• _To do_:
Check each line of the entries below for the string "React" and state how many lines have it, with no other text.

** BEGIN **

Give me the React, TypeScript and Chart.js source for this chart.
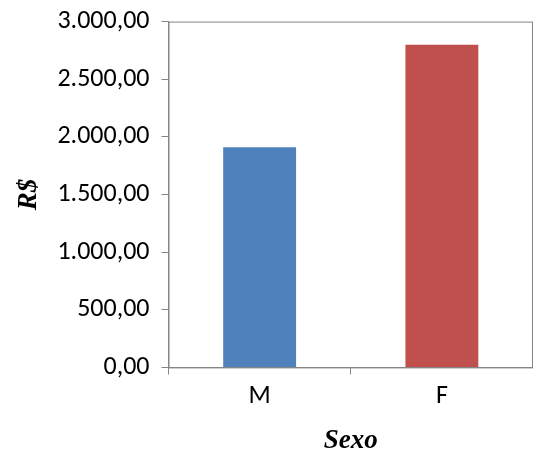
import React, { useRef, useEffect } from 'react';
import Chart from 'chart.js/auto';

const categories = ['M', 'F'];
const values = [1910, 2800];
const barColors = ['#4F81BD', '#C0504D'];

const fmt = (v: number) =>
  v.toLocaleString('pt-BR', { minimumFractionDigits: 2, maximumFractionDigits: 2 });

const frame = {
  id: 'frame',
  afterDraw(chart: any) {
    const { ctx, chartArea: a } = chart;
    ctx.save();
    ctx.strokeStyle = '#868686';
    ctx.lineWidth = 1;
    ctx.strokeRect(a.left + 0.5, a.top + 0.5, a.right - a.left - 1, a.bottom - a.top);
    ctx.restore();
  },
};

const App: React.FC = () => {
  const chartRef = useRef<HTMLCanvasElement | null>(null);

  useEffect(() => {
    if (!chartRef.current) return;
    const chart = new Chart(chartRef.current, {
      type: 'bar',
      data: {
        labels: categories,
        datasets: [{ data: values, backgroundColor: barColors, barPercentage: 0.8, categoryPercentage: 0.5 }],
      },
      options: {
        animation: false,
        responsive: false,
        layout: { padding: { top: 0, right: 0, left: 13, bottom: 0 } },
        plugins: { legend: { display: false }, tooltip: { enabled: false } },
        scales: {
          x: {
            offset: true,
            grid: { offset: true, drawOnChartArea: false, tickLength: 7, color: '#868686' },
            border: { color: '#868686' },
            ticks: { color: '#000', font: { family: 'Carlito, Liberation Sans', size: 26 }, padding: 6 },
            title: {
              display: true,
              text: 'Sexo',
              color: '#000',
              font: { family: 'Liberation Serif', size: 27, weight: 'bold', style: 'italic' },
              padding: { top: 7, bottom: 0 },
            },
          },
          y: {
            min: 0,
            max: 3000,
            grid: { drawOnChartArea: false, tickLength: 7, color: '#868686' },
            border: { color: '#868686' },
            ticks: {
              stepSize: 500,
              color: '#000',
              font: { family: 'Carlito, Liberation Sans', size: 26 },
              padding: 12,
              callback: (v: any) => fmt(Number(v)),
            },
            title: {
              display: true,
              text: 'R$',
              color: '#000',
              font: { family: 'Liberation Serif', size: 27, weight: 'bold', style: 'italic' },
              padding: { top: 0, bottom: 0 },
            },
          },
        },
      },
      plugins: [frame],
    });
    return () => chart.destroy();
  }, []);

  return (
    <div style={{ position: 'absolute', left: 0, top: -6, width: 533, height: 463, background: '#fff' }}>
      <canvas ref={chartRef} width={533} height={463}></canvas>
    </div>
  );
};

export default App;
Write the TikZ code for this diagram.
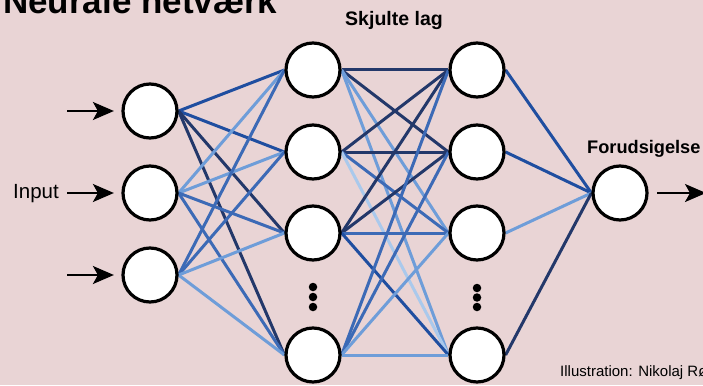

** END **

• _Written solution_:
3